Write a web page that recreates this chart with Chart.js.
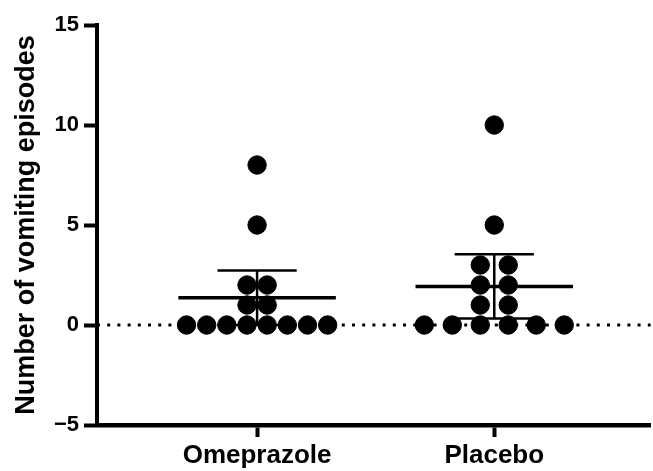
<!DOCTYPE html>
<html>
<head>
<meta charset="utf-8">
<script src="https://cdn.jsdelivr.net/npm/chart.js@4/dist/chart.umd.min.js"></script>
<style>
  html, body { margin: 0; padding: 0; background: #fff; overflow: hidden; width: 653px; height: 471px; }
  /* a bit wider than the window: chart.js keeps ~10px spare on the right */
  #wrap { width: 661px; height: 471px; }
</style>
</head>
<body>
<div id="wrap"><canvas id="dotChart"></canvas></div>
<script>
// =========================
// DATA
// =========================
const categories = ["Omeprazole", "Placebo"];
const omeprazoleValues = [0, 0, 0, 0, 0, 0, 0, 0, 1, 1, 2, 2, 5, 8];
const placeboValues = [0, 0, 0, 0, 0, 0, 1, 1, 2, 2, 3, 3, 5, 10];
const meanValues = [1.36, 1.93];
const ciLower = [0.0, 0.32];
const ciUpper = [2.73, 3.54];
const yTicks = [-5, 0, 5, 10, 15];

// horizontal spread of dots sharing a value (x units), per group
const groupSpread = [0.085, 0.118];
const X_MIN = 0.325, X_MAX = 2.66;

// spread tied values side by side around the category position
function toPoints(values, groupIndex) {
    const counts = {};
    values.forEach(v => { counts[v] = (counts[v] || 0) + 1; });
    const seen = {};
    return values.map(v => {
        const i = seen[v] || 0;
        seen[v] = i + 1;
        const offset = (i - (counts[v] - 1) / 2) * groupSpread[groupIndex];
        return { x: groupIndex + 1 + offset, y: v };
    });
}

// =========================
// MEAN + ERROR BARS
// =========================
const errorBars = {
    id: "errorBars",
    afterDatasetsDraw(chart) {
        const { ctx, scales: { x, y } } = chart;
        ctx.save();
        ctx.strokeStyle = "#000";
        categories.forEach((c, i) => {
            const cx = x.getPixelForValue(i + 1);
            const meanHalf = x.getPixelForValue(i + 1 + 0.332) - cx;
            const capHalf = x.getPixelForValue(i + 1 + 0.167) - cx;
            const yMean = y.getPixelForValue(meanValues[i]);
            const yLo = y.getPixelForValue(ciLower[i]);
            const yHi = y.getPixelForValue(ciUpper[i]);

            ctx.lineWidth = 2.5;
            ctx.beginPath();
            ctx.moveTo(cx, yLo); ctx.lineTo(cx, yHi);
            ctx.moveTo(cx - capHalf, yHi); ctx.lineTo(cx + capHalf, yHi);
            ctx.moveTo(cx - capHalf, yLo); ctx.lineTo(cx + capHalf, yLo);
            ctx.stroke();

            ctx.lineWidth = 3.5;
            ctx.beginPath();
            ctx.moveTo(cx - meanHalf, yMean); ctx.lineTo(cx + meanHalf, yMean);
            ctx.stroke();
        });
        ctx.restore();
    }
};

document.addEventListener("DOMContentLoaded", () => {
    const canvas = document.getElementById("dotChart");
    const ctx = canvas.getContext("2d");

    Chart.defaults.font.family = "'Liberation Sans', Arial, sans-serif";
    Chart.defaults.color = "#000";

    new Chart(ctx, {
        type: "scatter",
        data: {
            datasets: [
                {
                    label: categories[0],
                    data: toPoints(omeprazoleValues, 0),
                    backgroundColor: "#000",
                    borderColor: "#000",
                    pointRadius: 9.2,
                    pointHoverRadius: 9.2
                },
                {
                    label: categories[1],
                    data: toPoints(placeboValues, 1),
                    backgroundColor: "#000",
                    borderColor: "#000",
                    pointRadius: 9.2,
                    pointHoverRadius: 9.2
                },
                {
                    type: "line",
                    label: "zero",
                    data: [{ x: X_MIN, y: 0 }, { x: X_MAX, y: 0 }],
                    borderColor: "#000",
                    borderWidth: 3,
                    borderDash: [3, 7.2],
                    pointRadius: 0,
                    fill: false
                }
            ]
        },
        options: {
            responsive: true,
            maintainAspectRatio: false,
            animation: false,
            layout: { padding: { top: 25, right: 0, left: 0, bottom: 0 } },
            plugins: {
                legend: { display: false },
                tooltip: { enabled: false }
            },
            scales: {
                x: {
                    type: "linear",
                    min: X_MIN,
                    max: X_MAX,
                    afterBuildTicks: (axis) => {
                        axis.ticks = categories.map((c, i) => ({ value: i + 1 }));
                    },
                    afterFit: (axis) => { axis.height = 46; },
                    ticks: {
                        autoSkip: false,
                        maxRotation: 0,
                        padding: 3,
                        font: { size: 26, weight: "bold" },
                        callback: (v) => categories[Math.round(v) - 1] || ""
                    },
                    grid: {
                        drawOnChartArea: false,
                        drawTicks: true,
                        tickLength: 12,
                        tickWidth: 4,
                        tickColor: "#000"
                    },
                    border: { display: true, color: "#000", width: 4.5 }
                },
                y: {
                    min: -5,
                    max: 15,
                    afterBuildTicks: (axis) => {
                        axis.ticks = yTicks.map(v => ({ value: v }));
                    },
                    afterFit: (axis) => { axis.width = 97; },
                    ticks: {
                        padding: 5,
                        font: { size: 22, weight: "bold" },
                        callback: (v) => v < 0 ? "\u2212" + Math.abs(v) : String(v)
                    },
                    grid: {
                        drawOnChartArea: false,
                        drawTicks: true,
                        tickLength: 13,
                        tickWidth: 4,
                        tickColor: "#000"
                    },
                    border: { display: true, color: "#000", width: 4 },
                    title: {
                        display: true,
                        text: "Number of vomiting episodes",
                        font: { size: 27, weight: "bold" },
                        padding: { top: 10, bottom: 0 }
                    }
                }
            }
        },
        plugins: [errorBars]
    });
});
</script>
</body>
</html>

▸ Work required:
Print the full listing exactly, dropping the pictures.

▸ Reply to the task:
Write a web page that recreates this chart with Chart.js.
<!DOCTYPE html>
<html>
<head>
<meta charset="utf-8">
<script src="https://cdn.jsdelivr.net/npm/chart.js@4/dist/chart.umd.min.js"></script>
<style>
  html, body { margin: 0; padding: 0; background: #fff; overflow: hidden; width: 653px; height: 471px; }
  /* a bit wider than the window: chart.js keeps ~10px spare on the right */
  #wrap { width: 661px; height: 471px; }
</style>
</head>
<body>
<div id="wrap"><canvas id="dotChart"></canvas></div>
<script>
// =========================
// DATA
// =========================
const categories = ["Omeprazole", "Placebo"];
const omeprazoleValues = [0, 0, 0, 0, 0, 0, 0, 0, 1, 1, 2, 2, 5, 8];
const placeboValues = [0, 0, 0, 0, 0, 0, 1, 1, 2, 2, 3, 3, 5, 10];
const meanValues = [1.36, 1.93];
const ciLower = [0.0, 0.32];
const ciUpper = [2.73, 3.54];
const yTicks = [-5, 0, 5, 10, 15];

// horizontal spread of dots sharing a value (x units), per group
const groupSpread = [0.085, 0.118];
const X_MIN = 0.325, X_MAX = 2.66;

// spread tied values side by side around the category position
function toPoints(values, groupIndex) {
    const counts = {};
    values.forEach(v => { counts[v] = (counts[v] || 0) + 1; });
    const seen = {};
    return values.map(v => {
        const i = seen[v] || 0;
        seen[v] = i + 1;
        const offset = (i - (counts[v] - 1) / 2) * groupSpread[groupIndex];
        return { x: groupIndex + 1 + offset, y: v };
    });
}

// =========================
// MEAN + ERROR BARS
// =========================
const errorBars = {
    id: "errorBars",
    afterDatasetsDraw(chart) {
        const { ctx, scales: { x, y } } = chart;
        ctx.save();
        ctx.strokeStyle = "#000";
        categories.forEach((c, i) => {
            const cx = x.getPixelForValue(i + 1);
            const meanHalf = x.getPixelForValue(i + 1 + 0.332) - cx;
            const capHalf = x.getPixelForValue(i + 1 + 0.167) - cx;
            const yMean = y.getPixelForValue(meanValues[i]);
            const yLo = y.getPixelForValue(ciLower[i]);
            const yHi = y.getPixelForValue(ciUpper[i]);

            ctx.lineWidth = 2.5;
            ctx.beginPath();
            ctx.moveTo(cx, yLo); ctx.lineTo(cx, yHi);
            ctx.moveTo(cx - capHalf, yHi); ctx.lineTo(cx + capHalf, yHi);
            ctx.moveTo(cx - capHalf, yLo); ctx.lineTo(cx + capHalf, yLo);
            ctx.stroke();

            ctx.lineWidth = 3.5;
            ctx.beginPath();
            ctx.moveTo(cx - meanHalf, yMean); ctx.lineTo(cx + meanHalf, yMean);
            ctx.stroke();
        });
        ctx.restore();
    }
};

document.addEventListener("DOMContentLoaded", () => {
    const canvas = document.getElementById("dotChart");
    const ctx = canvas.getContext("2d");

    Chart.defaults.font.family = "'Liberation Sans', Arial, sans-serif";
    Chart.defaults.color = "#000";

    new Chart(ctx, {
        type: "scatter",
        data: {
            datasets: [
                {
                    label: categories[0],
                    data: toPoints(omeprazoleValues, 0),
                    backgroundColor: "#000",
                    borderColor: "#000",
                    pointRadius: 9.2,
                    pointHoverRadius: 9.2
                },
                {
                    label: categories[1],
                    data: toPoints(placeboValues, 1),
                    backgroundColor: "#000",
                    borderColor: "#000",
                    pointRadius: 9.2,
                    pointHoverRadius: 9.2
                },
                {
                    type: "line",
                    label: "zero",
                    data: [{ x: X_MIN, y: 0 }, { x: X_MAX, y: 0 }],
                    borderColor: "#000",
                    borderWidth: 3,
                    borderDash: [3, 7.2],
                    pointRadius: 0,
                    fill: false
                }
            ]
        },
        options: {
            responsive: true,
            maintainAspectRatio: false,
            animation: false,
            layout: { padding: { top: 25, right: 0, left: 0, bottom: 0 } },
            plugins: {
                legend: { display: false },
                tooltip: { enabled: false }
            },
            scales: {
                x: {
                    type: "linear",
                    min: X_MIN,
                    max: X_MAX,
                    afterBuildTicks: (axis) => {
                        axis.ticks = categories.map((c, i) => ({ value: i + 1 }));
                    },
                    afterFit: (axis) => { axis.height = 46; },
                    ticks: {
                        autoSkip: false,
                        maxRotation: 0,
                        padding: 3,
                        font: { size: 26, weight: "bold" },
                        callback: (v) => categories[Math.round(v) - 1] || ""
                    },
                    grid: {
                        drawOnChartArea: false,
                        drawTicks: true,
                        tickLength: 12,
                        tickWidth: 4,
                        tickColor: "#000"
                    },
                    border: { display: true, color: "#000", width: 4.5 }
                },
                y: {
                    min: -5,
                    max: 15,
                    afterBuildTicks: (axis) => {
                        axis.ticks = yTicks.map(v => ({ value: v }));
                    },
                    afterFit: (axis) => { axis.width = 97; },
                    ticks: {
                        padding: 5,
                        font: { size: 22, weight: "bold" },
                        callback: (v) => v < 0 ? "\u2212" + Math.abs(v) : String(v)
                    },
                    grid: {
                        drawOnChartArea: false,
                        drawTicks: true,
                        tickLength: 13,
                        tickWidth: 4,
                        tickColor: "#000"
                    },
                    border: { display: true, color: "#000", width: 4 },
                    title: {
                        display: true,
                        text: "Number of vomiting episodes",
                        font: { size: 27, weight: "bold" },
                        padding: { top: 10, bottom: 0 }
                    }
                }
            }
        },
        plugins: [errorBars]
    });
});
</script>
</body>
</html>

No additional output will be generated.